Seven in every 10 Americans use social media, according to a 2017 report out of the Pew Research Center. Given the ubiquitous nature of these platforms — with up to 76 percent of users citing they check a social media platform daily — can health researchers put this emerging digital data to use?

Penn Medicine, the Philadelphia-based health system of the University of Pennsylvania, thinks so. In January 2017, the system launched the Penn Medicine Center for Digital Health, a research and operational initiative that aims to use digital data — in conjunction with patient records — to improve hospital operations and patient experience.

The Center for Digital Health grew out of the Penn Social Media & Health Innovation Lab — a research team founded in 2013 by Raina Merchant, MD, that focused on the intersection of social media and population health. Dr. Merchant, an associate professor of emergency medicine at the UPenn Perelman School of Medicine, will now serve as director of the Center for Digital Health, aided by Elissa V. Klinger, the center's assistant director.

"We're thinking more broadly about having patients tethered to the health system outside of routine clinical care, and having them monitored with sensors, apps, social media accounts — all different kinds of ways they may be generating data, which can be used in a positive way," says Ms. Klinger, a health services researcher with a background in public health.

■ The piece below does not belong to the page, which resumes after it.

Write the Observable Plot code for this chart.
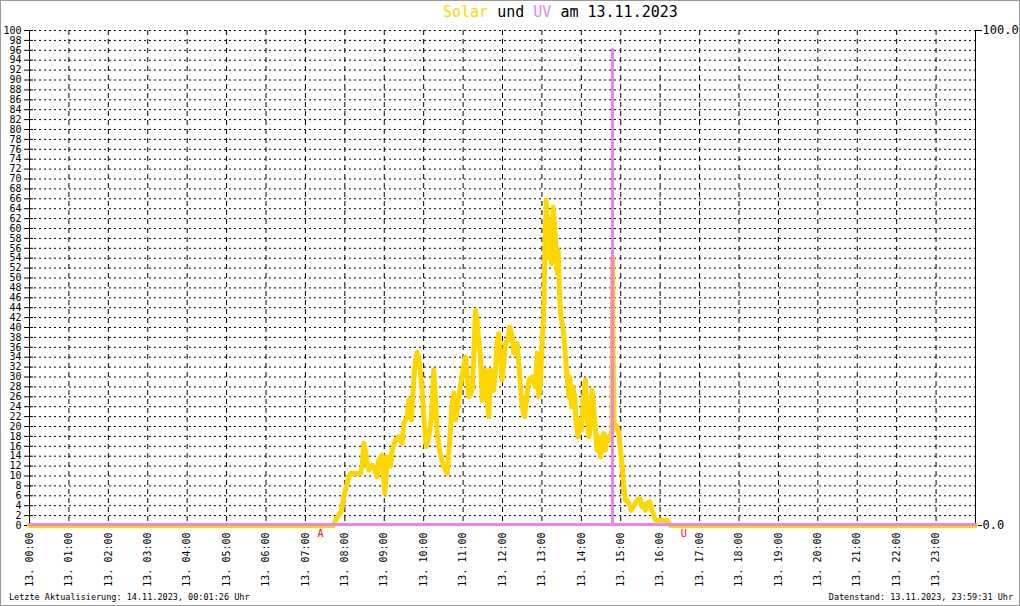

UPenn is one of the latest health systems to examine the tie between social media and healthcare outcomes, which is a growing area of interest for many in academia and public health. In several instances, mining of Twitter data — specifically — has resulted in valuable findings about disease.

In past research out of UPenn, a team of 12 researchers — including Dr. Merchant — analyzed a random subset of 2,500 tweets about cardiovascular disease. The study, published in JAMA Cardiology, discerned patterns in users' communication about risk factors and disease management. An unrelated study out of San Diego State University, published in the Journal of Medical Internet Research, analyzed 159,802 Tweets containing the word "flu" to investigate whether Twitter can be used for seasonal influenza surveillance.

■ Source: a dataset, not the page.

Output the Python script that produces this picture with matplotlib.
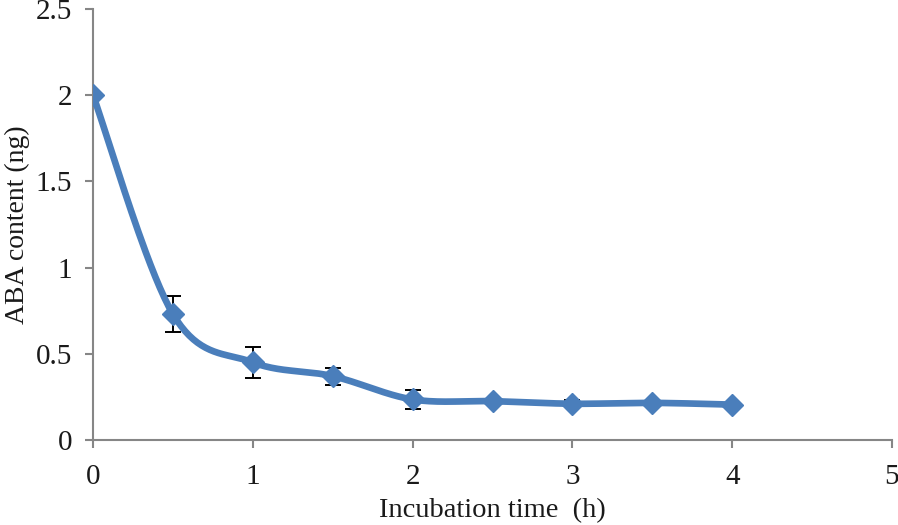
import matplotlib.pyplot as plt
import numpy as np

plt.rcParams["font.family"] = ["Liberation Serif", "DejaVu Serif"]

# Data
time_h = [0, 0.5, 1, 1.5, 2, 2.5, 3, 3.5, 4]
aba_ng = [2.0, 0.73, 0.45, 0.37, 0.235, 0.225, 0.21, 0.215, 0.205]
aba_err = [0.0, 0.105, 0.09, 0.05, 0.053, 0.01, 0.02, 0.01, 0.01]

x_ticks = [0, 1, 2, 3, 4, 5]
y_ticks = [0, 0.5, 1, 1.5, 2, 2.5]
y_tick_labels = ["0", "0.5", "1", "1.5", "2", "2.5"]


def smooth_curve(x, y, n=40):
    """Catmull-Rom style smoothed line, like a spreadsheet 'smoothed line'."""
    x = np.asarray(x, dtype=float)
    y = np.asarray(y, dtype=float)
    pts = np.column_stack([x, y])
    out = []
    for i in range(len(pts) - 1):
        p0 = pts[i - 1] if i > 0 else pts[i]
        p1 = pts[i]
        p2 = pts[i + 1]
        p3 = pts[i + 2] if i + 2 < len(pts) else pts[i + 1]
        c1 = p1 + (p2 - p0) / 6.0
        c2 = p2 - (p3 - p1) / 6.0
        t = np.linspace(0, 1, n)[:, None]
        seg = ((1 - t) ** 3) * p1 + 3 * ((1 - t) ** 2) * t * c1 \
            + 3 * (1 - t) * t ** 2 * c2 + t ** 3 * p2
        out.append(seg if i == 0 else seg[1:])
    curve = np.vstack(out)
    return curve[:, 0], curve[:, 1]


fig = plt.figure(figsize=(8.98, 5.25), dpi=100)
ax = fig.add_axes([0.1036, 0.162, 0.8897, 0.821])

line_color = "#4A7EBB"
axis_color = "#868686"
text_color = "#1a1a1a"

sx, sy = smooth_curve(time_h, aba_ng)
ax.plot(sx, sy, color=line_color, linewidth=4.8, solid_capstyle="round", zorder=3)

ax.errorbar(
    time_h,
    aba_ng,
    yerr=aba_err,
    fmt="none",
    ecolor="black",
    elinewidth=1.4,
    capsize=6,
    capthick=1.4,
    zorder=2,
)

ax.plot(
    time_h,
    aba_ng,
    linestyle="none",
    marker="D",
    markersize=11,
    color=line_color,
    markeredgecolor=line_color,
    zorder=4,
)

ax.set_xlim(0, 5)
ax.set_ylim(0, 2.5)
ax.set_xticks(x_ticks)
ax.set_yticks(y_ticks)
ax.set_yticklabels(y_tick_labels)

for side in ["top", "right"]:
    ax.spines[side].set_visible(False)
for side in ["left", "bottom"]:
    ax.spines[side].set_color(axis_color)
    ax.spines[side].set_linewidth(1.5)

ax.tick_params(
    axis="both",
    direction="out",
    length=6,
    width=1.5,
    color=axis_color,
    labelsize=21,
    labelcolor=text_color,
)
ax.tick_params(axis="x", pad=11)
ax.tick_params(axis="y", pad=9)

ax.set_xlabel("Incubation time  (h)", fontsize=20.5, color=text_color, labelpad=6)
ax.set_ylabel("ABA content (ng)", fontsize=20, color=text_color)
ax.yaxis.set_label_coords(-0.079, 0.5)

fig.savefig("out.png", dpi=100)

The Center for Digital Health is currently establishing its project portfolio. The center will take on some of the Social Media & Health Innovation Lab's projects, while expanding its portfolio with new initiatives of its own. The projects span studying connections between users' Twitter behavior and disease management to enabling patients to share digital health data with their providers via the patient portal of the EMR.

One of the Center for Digital Health's main projects in the coming year is a continuation of work Dr. Merchant conducted at the Social Media & Health Innovation Lab: mining Yelp reviews from patients and caregivers to gain insight into patient experience at various hospitals.

"Patients have all sorts of things to say that aren't typically captured in HCAHPS [Hospital Consumer Assessment of Healthcare Providers and Systems] or Press Ganey surveys," Ms. Klinger says, explaining that along with reviewing their physical care, patients on Yelp frequently comment on services like hospital amenities, parking and even the staff's cultural competency. "It's this new way of capitalizing on a free data set on the web."

"For health systems and hospitals, it's a powerful tool to be able to understand what is truly happening from the patient perspective," she continues. "We get this rich, organic data set, and it's interesting to think about how we can respond to that."